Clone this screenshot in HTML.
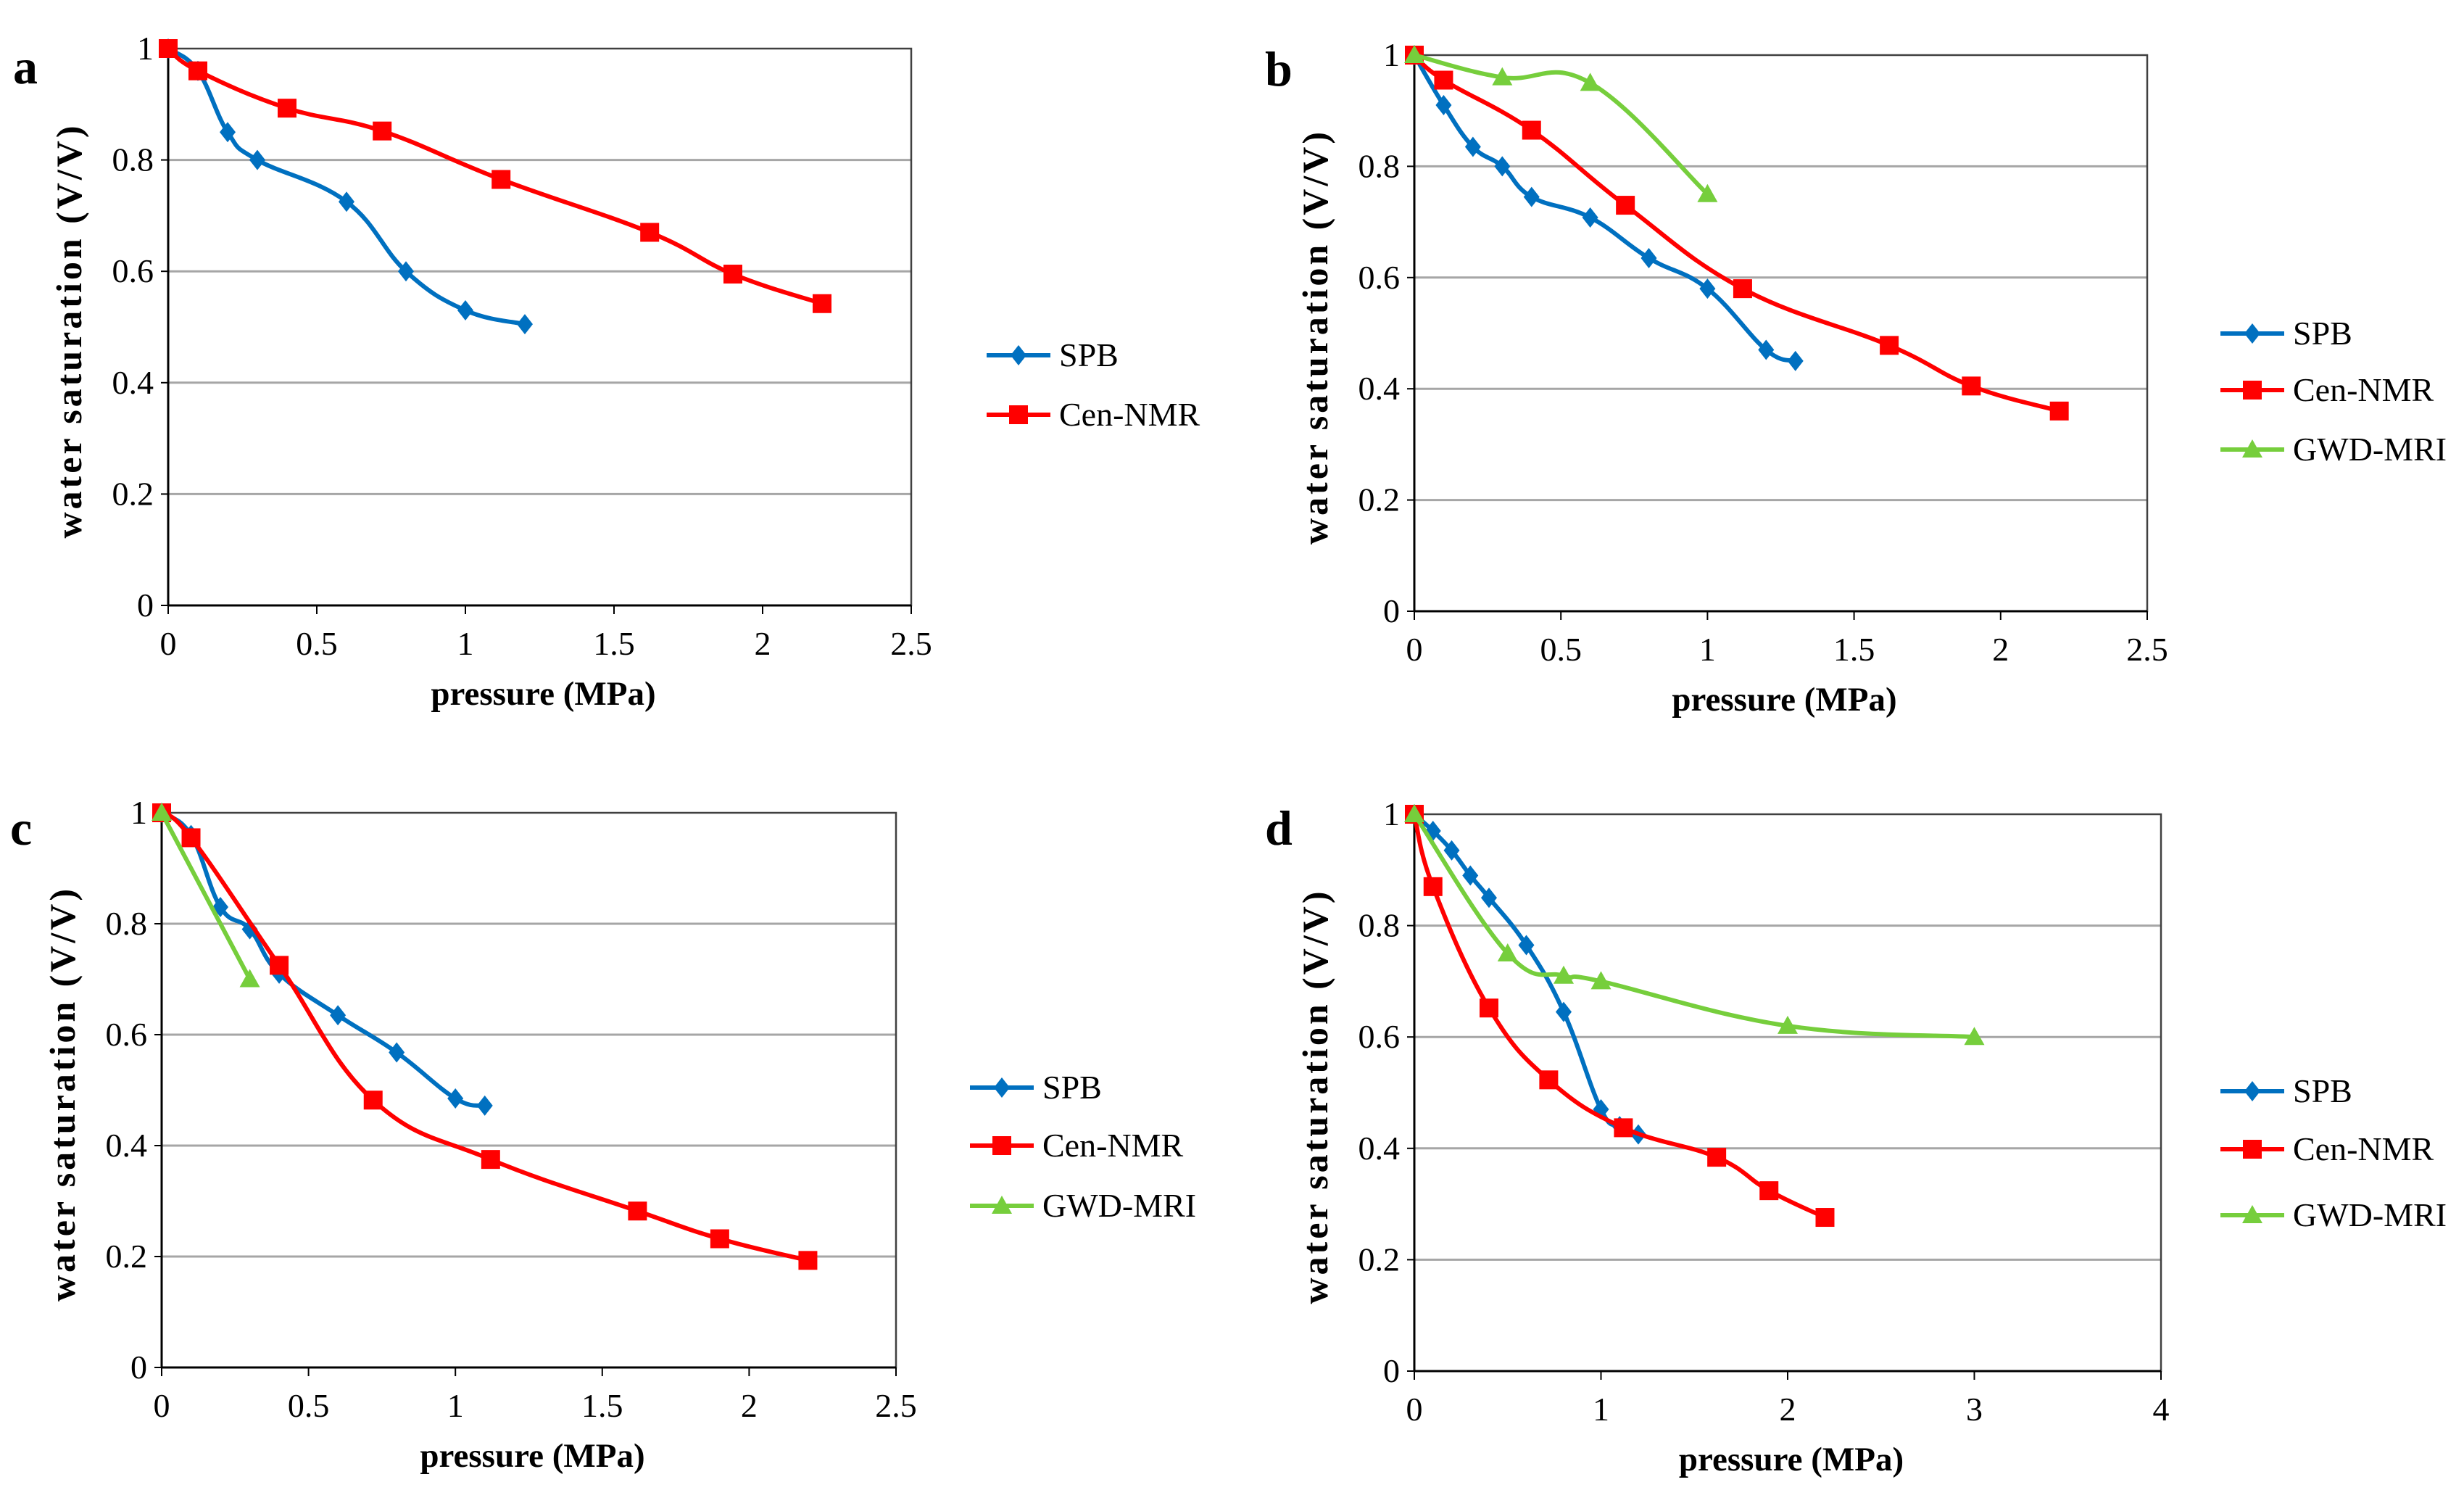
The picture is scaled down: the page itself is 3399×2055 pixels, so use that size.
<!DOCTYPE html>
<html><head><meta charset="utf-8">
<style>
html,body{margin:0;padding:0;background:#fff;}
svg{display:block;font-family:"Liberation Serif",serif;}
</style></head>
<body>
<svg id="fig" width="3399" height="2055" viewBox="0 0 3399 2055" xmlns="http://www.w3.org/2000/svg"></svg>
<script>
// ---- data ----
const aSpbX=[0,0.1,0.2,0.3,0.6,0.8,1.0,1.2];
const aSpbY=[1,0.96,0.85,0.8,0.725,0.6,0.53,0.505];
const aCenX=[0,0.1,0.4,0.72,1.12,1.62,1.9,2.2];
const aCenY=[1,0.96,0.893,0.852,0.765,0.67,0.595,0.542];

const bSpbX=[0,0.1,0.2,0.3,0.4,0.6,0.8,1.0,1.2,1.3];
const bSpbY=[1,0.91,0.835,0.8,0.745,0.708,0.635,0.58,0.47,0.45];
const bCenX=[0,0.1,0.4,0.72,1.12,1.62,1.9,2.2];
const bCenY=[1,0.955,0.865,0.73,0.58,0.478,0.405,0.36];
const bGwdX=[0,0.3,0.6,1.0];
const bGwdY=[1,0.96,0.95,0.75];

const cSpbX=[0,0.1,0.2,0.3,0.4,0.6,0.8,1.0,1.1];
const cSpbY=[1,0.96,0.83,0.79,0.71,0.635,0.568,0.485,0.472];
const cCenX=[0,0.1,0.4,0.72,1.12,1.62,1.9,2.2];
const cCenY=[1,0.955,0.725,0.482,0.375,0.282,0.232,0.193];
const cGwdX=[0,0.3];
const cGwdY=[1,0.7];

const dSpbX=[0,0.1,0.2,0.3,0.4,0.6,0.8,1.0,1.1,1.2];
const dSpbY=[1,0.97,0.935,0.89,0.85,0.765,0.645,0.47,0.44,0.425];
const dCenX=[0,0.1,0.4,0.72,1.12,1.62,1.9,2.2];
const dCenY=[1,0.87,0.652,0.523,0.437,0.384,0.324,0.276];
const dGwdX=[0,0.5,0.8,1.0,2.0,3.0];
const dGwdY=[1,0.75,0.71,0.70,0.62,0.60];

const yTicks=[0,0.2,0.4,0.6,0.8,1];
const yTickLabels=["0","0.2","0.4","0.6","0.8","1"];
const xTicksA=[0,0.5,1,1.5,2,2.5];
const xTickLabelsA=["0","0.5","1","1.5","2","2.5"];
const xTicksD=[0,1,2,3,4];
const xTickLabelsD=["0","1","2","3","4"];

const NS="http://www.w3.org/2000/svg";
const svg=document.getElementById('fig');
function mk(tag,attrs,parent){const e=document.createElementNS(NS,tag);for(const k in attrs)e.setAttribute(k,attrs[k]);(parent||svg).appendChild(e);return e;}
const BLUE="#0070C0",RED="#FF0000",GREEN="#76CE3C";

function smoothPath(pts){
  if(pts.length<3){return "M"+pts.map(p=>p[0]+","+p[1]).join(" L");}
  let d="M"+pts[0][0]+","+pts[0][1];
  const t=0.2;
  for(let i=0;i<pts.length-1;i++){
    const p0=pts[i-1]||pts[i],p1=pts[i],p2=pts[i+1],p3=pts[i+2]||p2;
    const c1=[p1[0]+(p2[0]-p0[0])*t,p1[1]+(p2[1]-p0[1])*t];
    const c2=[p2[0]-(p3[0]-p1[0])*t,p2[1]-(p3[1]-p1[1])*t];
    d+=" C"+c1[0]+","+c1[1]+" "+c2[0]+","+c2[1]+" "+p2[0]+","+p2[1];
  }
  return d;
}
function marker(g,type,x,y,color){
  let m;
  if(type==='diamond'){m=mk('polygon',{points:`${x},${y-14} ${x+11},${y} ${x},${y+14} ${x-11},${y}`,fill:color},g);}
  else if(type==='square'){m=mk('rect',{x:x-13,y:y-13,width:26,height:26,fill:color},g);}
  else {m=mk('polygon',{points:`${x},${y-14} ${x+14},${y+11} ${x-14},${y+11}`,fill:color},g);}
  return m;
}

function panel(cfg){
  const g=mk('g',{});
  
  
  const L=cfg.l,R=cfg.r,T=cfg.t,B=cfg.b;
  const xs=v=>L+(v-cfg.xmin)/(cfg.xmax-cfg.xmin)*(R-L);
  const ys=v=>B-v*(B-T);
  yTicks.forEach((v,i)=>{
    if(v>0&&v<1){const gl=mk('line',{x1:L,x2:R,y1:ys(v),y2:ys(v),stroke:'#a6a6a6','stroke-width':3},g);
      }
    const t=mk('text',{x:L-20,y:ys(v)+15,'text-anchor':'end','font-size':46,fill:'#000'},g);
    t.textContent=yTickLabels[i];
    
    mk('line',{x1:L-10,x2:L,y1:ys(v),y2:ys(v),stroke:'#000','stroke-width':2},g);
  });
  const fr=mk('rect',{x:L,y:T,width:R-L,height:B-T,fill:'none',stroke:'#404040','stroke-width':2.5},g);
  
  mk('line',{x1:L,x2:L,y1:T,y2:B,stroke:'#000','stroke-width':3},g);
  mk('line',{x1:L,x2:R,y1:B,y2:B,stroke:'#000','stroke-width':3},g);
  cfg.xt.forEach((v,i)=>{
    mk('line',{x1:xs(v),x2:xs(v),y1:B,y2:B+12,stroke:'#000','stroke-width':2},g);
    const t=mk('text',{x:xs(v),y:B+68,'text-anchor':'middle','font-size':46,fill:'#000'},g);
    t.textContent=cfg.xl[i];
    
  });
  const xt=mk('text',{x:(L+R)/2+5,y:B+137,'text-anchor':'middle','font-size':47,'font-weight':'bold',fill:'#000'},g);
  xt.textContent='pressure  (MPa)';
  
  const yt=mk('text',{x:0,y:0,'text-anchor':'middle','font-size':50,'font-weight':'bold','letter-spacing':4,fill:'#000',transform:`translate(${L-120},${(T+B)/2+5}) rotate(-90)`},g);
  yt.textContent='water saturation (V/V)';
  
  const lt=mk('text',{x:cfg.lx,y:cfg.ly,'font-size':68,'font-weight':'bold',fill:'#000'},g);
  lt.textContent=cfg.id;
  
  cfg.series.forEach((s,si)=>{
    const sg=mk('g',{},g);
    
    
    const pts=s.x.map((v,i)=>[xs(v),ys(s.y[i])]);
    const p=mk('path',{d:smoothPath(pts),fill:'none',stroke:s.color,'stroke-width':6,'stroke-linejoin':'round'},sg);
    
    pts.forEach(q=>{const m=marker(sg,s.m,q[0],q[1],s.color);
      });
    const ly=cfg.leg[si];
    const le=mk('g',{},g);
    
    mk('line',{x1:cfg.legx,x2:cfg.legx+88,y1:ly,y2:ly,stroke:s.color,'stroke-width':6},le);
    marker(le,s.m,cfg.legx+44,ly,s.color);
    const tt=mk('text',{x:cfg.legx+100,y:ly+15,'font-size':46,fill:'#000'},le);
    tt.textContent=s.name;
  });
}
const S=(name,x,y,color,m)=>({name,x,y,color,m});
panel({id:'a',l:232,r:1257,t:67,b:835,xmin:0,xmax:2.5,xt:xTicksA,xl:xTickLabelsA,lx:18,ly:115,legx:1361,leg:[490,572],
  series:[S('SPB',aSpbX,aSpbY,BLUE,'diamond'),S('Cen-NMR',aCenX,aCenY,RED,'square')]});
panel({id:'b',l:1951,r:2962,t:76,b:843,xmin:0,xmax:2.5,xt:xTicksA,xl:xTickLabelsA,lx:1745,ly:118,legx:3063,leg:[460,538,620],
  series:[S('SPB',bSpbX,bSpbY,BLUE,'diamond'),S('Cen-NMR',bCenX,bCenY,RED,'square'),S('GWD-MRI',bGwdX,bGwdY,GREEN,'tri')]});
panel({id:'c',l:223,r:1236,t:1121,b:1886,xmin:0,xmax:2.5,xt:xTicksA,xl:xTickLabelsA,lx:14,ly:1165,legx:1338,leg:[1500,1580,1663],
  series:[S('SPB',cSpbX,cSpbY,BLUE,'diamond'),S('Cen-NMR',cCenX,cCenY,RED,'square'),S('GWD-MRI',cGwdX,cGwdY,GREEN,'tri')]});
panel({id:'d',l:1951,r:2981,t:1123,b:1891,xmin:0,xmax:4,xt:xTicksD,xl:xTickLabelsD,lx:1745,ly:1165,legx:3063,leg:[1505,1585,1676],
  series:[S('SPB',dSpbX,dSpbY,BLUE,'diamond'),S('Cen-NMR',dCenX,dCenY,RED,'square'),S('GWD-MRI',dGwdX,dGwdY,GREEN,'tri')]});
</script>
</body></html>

━━━━

WRITTEN EXERCISE >>
Return the lines from the line with "The picture is" through the line with "const cGwdY=[1,0.7];", inclusive, exactly as they stand, and nothing else.

RESULT OF THIS EXERCISE >>
The picture is scaled down: the page itself is 3399×2055 pixels, so use that size.
<!DOCTYPE html>
<html><head><meta charset="utf-8">
<style>
html,body{margin:0;padding:0;background:#fff;}
svg{display:block;font-family:"Liberation Serif",serif;}
</style></head>
<body>
<svg id="fig" width="3399" height="2055" viewBox="0 0 3399 2055" xmlns="http://www.w3.org/2000/svg"></svg>
<script>
// ---- data ----
const aSpbX=[0,0.1,0.2,0.3,0.6,0.8,1.0,1.2];
const aSpbY=[1,0.96,0.85,0.8,0.725,0.6,0.53,0.505];
const aCenX=[0,0.1,0.4,0.72,1.12,1.62,1.9,2.2];
const aCenY=[1,0.96,0.893,0.852,0.765,0.67,0.595,0.542];

const bSpbX=[0,0.1,0.2,0.3,0.4,0.6,0.8,1.0,1.2,1.3];
const bSpbY=[1,0.91,0.835,0.8,0.745,0.708,0.635,0.58,0.47,0.45];
const bCenX=[0,0.1,0.4,0.72,1.12,1.62,1.9,2.2];
const bCenY=[1,0.955,0.865,0.73,0.58,0.478,0.405,0.36];
const bGwdX=[0,0.3,0.6,1.0];
const bGwdY=[1,0.96,0.95,0.75];

const cSpbX=[0,0.1,0.2,0.3,0.4,0.6,0.8,1.0,1.1];
const cSpbY=[1,0.96,0.83,0.79,0.71,0.635,0.568,0.485,0.472];
const cCenX=[0,0.1,0.4,0.72,1.12,1.62,1.9,2.2];
const cCenY=[1,0.955,0.725,0.482,0.375,0.282,0.232,0.193];
const cGwdX=[0,0.3];
const cGwdY=[1,0.7];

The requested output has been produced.